Aim of the task => Print the records below word for word, but leave out the pictures.

[Data extracted from a collection]
□ □ □ □ □
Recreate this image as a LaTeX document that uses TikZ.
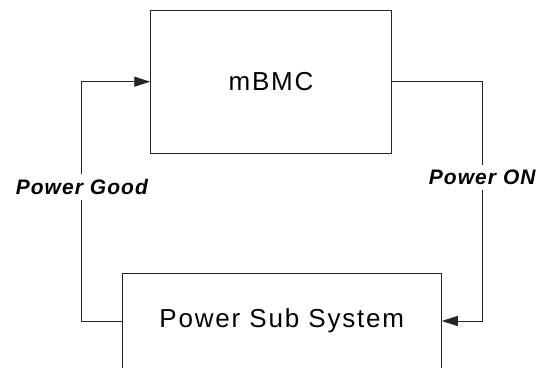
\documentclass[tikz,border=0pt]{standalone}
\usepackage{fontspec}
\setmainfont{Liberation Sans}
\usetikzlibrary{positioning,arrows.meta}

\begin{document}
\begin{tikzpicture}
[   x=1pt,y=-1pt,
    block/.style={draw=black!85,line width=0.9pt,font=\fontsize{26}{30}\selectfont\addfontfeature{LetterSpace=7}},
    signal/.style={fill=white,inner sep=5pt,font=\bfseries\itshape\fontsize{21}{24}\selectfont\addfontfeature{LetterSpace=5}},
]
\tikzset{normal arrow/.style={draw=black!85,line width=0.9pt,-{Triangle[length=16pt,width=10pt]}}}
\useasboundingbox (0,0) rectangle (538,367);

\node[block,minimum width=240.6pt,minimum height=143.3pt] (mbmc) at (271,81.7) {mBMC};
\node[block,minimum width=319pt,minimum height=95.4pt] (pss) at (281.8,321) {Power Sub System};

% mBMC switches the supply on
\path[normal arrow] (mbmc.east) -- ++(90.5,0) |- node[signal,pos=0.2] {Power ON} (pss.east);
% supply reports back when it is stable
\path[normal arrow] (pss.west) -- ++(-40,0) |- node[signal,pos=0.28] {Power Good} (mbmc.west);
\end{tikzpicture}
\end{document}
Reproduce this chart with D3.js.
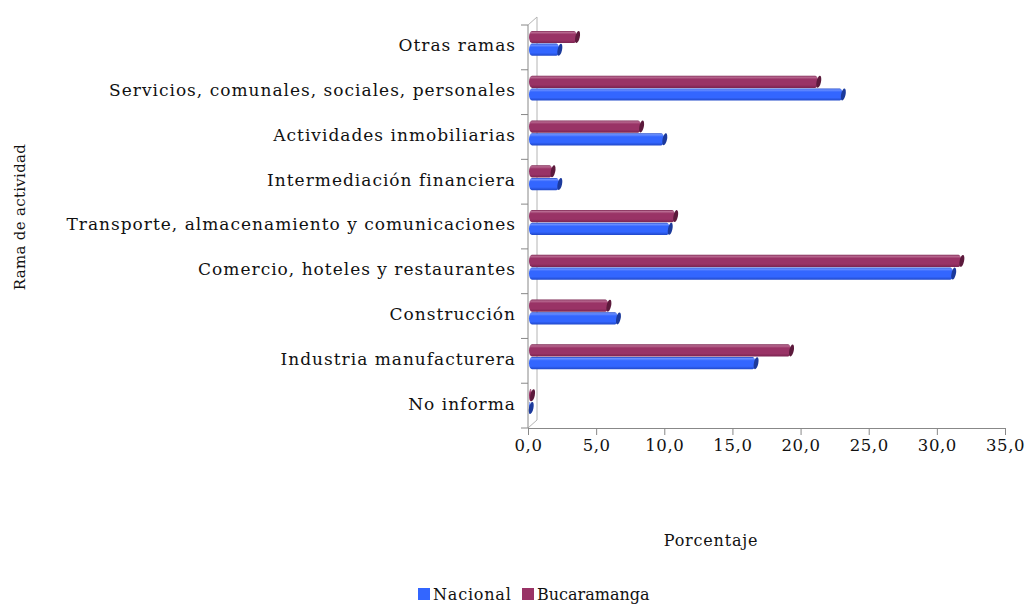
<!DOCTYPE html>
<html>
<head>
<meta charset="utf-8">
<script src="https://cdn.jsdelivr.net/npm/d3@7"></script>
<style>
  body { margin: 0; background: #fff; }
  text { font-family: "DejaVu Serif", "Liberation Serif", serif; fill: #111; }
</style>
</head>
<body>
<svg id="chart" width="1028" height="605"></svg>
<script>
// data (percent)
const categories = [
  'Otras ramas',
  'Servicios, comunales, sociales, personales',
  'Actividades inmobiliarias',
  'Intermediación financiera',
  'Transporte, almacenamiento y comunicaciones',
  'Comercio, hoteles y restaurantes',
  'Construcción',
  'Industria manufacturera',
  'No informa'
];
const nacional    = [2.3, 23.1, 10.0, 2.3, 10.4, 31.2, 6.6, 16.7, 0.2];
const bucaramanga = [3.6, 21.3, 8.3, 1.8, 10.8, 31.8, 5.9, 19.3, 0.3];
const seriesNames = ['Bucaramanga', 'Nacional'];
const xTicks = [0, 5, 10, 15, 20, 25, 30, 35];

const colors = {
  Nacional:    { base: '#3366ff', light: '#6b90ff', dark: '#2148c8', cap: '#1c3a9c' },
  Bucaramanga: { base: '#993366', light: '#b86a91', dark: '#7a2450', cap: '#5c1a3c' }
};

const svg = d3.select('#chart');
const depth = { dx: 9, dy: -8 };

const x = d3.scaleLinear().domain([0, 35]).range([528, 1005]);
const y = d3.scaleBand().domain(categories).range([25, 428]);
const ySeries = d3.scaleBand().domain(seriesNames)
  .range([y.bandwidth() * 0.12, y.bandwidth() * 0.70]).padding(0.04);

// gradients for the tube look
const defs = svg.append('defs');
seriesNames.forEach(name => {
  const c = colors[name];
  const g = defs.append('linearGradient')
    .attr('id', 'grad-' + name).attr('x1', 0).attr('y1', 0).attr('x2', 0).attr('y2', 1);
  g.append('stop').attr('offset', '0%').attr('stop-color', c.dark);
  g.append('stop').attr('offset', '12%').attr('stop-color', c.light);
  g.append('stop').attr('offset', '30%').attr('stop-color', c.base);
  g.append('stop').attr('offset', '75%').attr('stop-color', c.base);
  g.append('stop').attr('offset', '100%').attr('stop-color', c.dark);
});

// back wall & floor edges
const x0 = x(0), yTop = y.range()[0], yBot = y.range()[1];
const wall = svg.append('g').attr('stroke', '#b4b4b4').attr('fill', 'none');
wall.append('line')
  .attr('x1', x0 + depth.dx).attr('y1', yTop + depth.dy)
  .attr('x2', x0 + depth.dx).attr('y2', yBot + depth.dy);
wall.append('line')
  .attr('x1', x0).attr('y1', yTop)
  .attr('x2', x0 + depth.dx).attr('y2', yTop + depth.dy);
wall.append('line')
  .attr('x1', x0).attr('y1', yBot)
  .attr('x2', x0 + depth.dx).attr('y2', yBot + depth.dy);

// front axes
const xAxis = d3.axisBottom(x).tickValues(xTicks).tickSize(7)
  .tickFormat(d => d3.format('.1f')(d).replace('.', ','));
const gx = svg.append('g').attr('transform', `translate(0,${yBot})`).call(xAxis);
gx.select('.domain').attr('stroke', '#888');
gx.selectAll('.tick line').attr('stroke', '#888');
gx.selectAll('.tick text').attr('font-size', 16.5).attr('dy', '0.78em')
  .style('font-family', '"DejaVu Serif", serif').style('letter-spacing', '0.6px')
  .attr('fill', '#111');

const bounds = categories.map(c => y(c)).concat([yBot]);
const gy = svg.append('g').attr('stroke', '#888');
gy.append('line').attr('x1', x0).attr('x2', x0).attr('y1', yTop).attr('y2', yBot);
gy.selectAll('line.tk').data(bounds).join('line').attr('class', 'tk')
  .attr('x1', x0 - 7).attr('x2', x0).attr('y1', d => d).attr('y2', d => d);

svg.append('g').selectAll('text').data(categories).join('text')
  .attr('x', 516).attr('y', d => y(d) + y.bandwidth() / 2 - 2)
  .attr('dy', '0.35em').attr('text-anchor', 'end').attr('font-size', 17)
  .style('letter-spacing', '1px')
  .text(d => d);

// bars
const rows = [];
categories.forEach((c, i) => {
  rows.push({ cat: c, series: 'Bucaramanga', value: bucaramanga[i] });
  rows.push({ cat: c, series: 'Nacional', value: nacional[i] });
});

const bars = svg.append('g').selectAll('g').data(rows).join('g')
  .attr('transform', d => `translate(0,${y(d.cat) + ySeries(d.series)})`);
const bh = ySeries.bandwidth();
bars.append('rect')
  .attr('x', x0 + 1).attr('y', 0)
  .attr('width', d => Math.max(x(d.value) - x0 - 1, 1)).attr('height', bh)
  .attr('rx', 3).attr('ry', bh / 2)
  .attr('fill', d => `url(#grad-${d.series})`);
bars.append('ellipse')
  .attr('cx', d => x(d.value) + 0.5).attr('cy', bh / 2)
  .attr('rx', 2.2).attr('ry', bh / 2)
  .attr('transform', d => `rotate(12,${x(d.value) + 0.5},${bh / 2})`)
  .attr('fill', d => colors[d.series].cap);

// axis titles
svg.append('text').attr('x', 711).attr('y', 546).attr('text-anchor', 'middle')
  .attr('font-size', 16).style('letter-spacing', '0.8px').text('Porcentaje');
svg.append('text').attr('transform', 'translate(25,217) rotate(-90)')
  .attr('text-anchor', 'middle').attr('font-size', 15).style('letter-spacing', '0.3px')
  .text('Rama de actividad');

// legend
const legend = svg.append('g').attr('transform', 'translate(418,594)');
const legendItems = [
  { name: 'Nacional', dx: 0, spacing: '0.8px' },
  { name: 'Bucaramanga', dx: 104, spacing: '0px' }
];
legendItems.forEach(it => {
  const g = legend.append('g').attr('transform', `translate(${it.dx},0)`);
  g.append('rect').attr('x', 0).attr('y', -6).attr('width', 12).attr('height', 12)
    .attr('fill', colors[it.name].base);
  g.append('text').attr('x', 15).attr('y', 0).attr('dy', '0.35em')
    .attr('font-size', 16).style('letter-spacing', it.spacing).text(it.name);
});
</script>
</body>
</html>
□ □ □ □ □
Right answer =>
Recreate this image as a LaTeX document that uses TikZ.
\documentclass[tikz,border=0pt]{standalone}
\usepackage{fontspec}
\setmainfont{Liberation Sans}
\usetikzlibrary{positioning,arrows.meta}

\begin{document}
\begin{tikzpicture}
[   x=1pt,y=-1pt,
    block/.style={draw=black!85,line width=0.9pt,font=\fontsize{26}{30}\selectfont\addfontfeature{LetterSpace=7}},
    signal/.style={fill=white,inner sep=5pt,font=\bfseries\itshape\fontsize{21}{24}\selectfont\addfontfeature{LetterSpace=5}},
]
\tikzset{normal arrow/.style={draw=black!85,line width=0.9pt,-{Triangle[length=16pt,width=10pt]}}}
\useasboundingbox (0,0) rectangle (538,367);

\node[block,minimum width=240.6pt,minimum height=143.3pt] (mbmc) at (271,81.7) {mBMC};
\node[block,minimum width=319pt,minimum height=95.4pt] (pss) at (281.8,321) {Power Sub System};

% mBMC switches the supply on
\path[normal arrow] (mbmc.east) -- ++(90.5,0) |- node[signal,pos=0.2] {Power ON} (pss.east);
% supply reports back when it is stable
\path[normal arrow] (pss.west) -- ++(-40,0) |- node[signal,pos=0.28] {Power Good} (mbmc.west);
\end{tikzpicture}
\end{document}
Reproduce this chart with D3.js.
<!DOCTYPE html>
<html>
<head>
<meta charset="utf-8">
<script src="https://cdn.jsdelivr.net/npm/d3@7"></script>
<style>
  body { margin: 0; background: #fff; }
  text { font-family: "DejaVu Serif", "Liberation Serif", serif; fill: #111; }
</style>
</head>
<body>
<svg id="chart" width="1028" height="605"></svg>
<script>
// data (percent)
const categories = [
  'Otras ramas',
  'Servicios, comunales, sociales, personales',
  'Actividades inmobiliarias',
  'Intermediación financiera',
  'Transporte, almacenamiento y comunicaciones',
  'Comercio, hoteles y restaurantes',
  'Construcción',
  'Industria manufacturera',
  'No informa'
];
const nacional    = [2.3, 23.1, 10.0, 2.3, 10.4, 31.2, 6.6, 16.7, 0.2];
const bucaramanga = [3.6, 21.3, 8.3, 1.8, 10.8, 31.8, 5.9, 19.3, 0.3];
const seriesNames = ['Bucaramanga', 'Nacional'];
const xTicks = [0, 5, 10, 15, 20, 25, 30, 35];

const colors = {
  Nacional:    { base: '#3366ff', light: '#6b90ff', dark: '#2148c8', cap: '#1c3a9c' },
  Bucaramanga: { base: '#993366', light: '#b86a91', dark: '#7a2450', cap: '#5c1a3c' }
};

const svg = d3.select('#chart');
const depth = { dx: 9, dy: -8 };

const x = d3.scaleLinear().domain([0, 35]).range([528, 1005]);
const y = d3.scaleBand().domain(categories).range([25, 428]);
const ySeries = d3.scaleBand().domain(seriesNames)
  .range([y.bandwidth() * 0.12, y.bandwidth() * 0.70]).padding(0.04);

// gradients for the tube look
const defs = svg.append('defs');
seriesNames.forEach(name => {
  const c = colors[name];
  const g = defs.append('linearGradient')
    .attr('id', 'grad-' + name).attr('x1', 0).attr('y1', 0).attr('x2', 0).attr('y2', 1);
  g.append('stop').attr('offset', '0%').attr('stop-color', c.dark);
  g.append('stop').attr('offset', '12%').attr('stop-color', c.light);
  g.append('stop').attr('offset', '30%').attr('stop-color', c.base);
  g.append('stop').attr('offset', '75%').attr('stop-color', c.base);
  g.append('stop').attr('offset', '100%').attr('stop-color', c.dark);
});

// back wall & floor edges
const x0 = x(0), yTop = y.range()[0], yBot = y.range()[1];
const wall = svg.append('g').attr('stroke', '#b4b4b4').attr('fill', 'none');
wall.append('line')
  .attr('x1', x0 + depth.dx).attr('y1', yTop + depth.dy)
  .attr('x2', x0 + depth.dx).attr('y2', yBot + depth.dy);
wall.append('line')
  .attr('x1', x0).attr('y1', yTop)
  .attr('x2', x0 + depth.dx).attr('y2', yTop + depth.dy);
wall.append('line')
  .attr('x1', x0).attr('y1', yBot)
  .attr('x2', x0 + depth.dx).attr('y2', yBot + depth.dy);

// front axes
const xAxis = d3.axisBottom(x).tickValues(xTicks).tickSize(7)
  .tickFormat(d => d3.format('.1f')(d).replace('.', ','));
const gx = svg.append('g').attr('transform', `translate(0,${yBot})`).call(xAxis);
gx.select('.domain').attr('stroke', '#888');
gx.selectAll('.tick line').attr('stroke', '#888');
gx.selectAll('.tick text').attr('font-size', 16.5).attr('dy', '0.78em')
  .style('font-family', '"DejaVu Serif", serif').style('letter-spacing', '0.6px')
  .attr('fill', '#111');

const bounds = categories.map(c => y(c)).concat([yBot]);
const gy = svg.append('g').attr('stroke', '#888');
gy.append('line').attr('x1', x0).attr('x2', x0).attr('y1', yTop).attr('y2', yBot);
gy.selectAll('line.tk').data(bounds).join('line').attr('class', 'tk')
  .attr('x1', x0 - 7).attr('x2', x0).attr('y1', d => d).attr('y2', d => d);

svg.append('g').selectAll('text').data(categories).join('text')
  .attr('x', 516).attr('y', d => y(d) + y.bandwidth() / 2 - 2)
  .attr('dy', '0.35em').attr('text-anchor', 'end').attr('font-size', 17)
  .style('letter-spacing', '1px')
  .text(d => d);

// bars
const rows = [];
categories.forEach((c, i) => {
  rows.push({ cat: c, series: 'Bucaramanga', value: bucaramanga[i] });
  rows.push({ cat: c, series: 'Nacional', value: nacional[i] });
});

const bars = svg.append('g').selectAll('g').data(rows).join('g')
  .attr('transform', d => `translate(0,${y(d.cat) + ySeries(d.series)})`);
const bh = ySeries.bandwidth();
bars.append('rect')
  .attr('x', x0 + 1).attr('y', 0)
  .attr('width', d => Math.max(x(d.value) - x0 - 1, 1)).attr('height', bh)
  .attr('rx', 3).attr('ry', bh / 2)
  .attr('fill', d => `url(#grad-${d.series})`);
bars.append('ellipse')
  .attr('cx', d => x(d.value) + 0.5).attr('cy', bh / 2)
  .attr('rx', 2.2).attr('ry', bh / 2)
  .attr('transform', d => `rotate(12,${x(d.value) + 0.5},${bh / 2})`)
  .attr('fill', d => colors[d.series].cap);

// axis titles
svg.append('text').attr('x', 711).attr('y', 546).attr('text-anchor', 'middle')
  .attr('font-size', 16).style('letter-spacing', '0.8px').text('Porcentaje');
svg.append('text').attr('transform', 'translate(25,217) rotate(-90)')
  .attr('text-anchor', 'middle').attr('font-size', 15).style('letter-spacing', '0.3px')
  .text('Rama de actividad');

// legend
const legend = svg.append('g').attr('transform', 'translate(418,594)');
const legendItems = [
  { name: 'Nacional', dx: 0, spacing: '0.8px' },
  { name: 'Bucaramanga', dx: 104, spacing: '0px' }
];
legendItems.forEach(it => {
  const g = legend.append('g').attr('transform', `translate(${it.dx},0)`);
  g.append('rect').attr('x', 0).attr('y', -6).attr('width', 12).attr('height', 12)
    .attr('fill', colors[it.name].base);
  g.append('text').attr('x', 15).attr('y', 0).attr('dy', '0.35em')
    .attr('font-size', 16).style('letter-spacing', it.spacing).text(it.name);
});
</script>
</body>
</html>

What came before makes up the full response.